ASSEMBLAGES : Héraclite
Ce court fragment : "assemblages : entiers et non entiers" (sullapsiès : hola kai ouk hola), correctement interrogé, nous mènera au coeur de la pensée d'Héraclite. Il suffit de prendre les mots tels qu'ils sont, et de peser leurs rapports, en écartant toute interprétation tendancieuse.
"Assemblages" caractérise les "panta", tous les êtres qui sont, tous les corps, tous assemblages de parties, de fragments, d'éléments constitutifs.
Ils sont "entiers", comme est une biche, une cruche, un homme. " Entiers" vient d'abord parce que c'est la leçon de la perception sensible. L'entièreté de la cruche est une évidence, sans laquelle elle n'est pas une cruche. Nulle perspective métaphysique n'est ici nécessaire, il suffit d'ouvrir les yeux.
Ce qui pose problème c'est l'énonciation des contraires, familière à Héraclite : entier et pas entier, jour et nuit, immortel et mortel etc. Ici cette contrariété porte sur la nature de l'assemblage, qui est percu d'emblée comme entier (un) mais qui est aussi non-entier, en même temps l'un et l'autre, et même nécessairement l'un parce qu'il est l'autre, et réciproquement. La cruche n'est cruche que parce qu'elle est vide en son centre, la biche n'est biche que parce qu'elle comprend l'espace d'un manque où vient la nourriture, l'air etc, composition de plein et de vide qui fait la vie. De même pour tous les organismes, végétaux, animaux, humains. L'assemblage "tient" parce qu'il est entier et non entier, selon un rapport croisé qui fait sa nature propre.
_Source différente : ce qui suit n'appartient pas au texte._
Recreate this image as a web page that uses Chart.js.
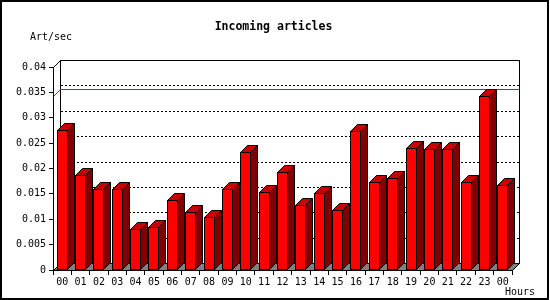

Le jeu des contraires n'est pas, piur héraclite, une amusette destiné à provoquer l'ébahissement. C'est une invitation à accueillir la perception, à distinguer les éléments antithétiques dans leur nature propre, puis à penser l'unité invisible qui les lie dans la nécessité de nature. Lecture ouvrante, sans spéculation gratuite, à ras des choses.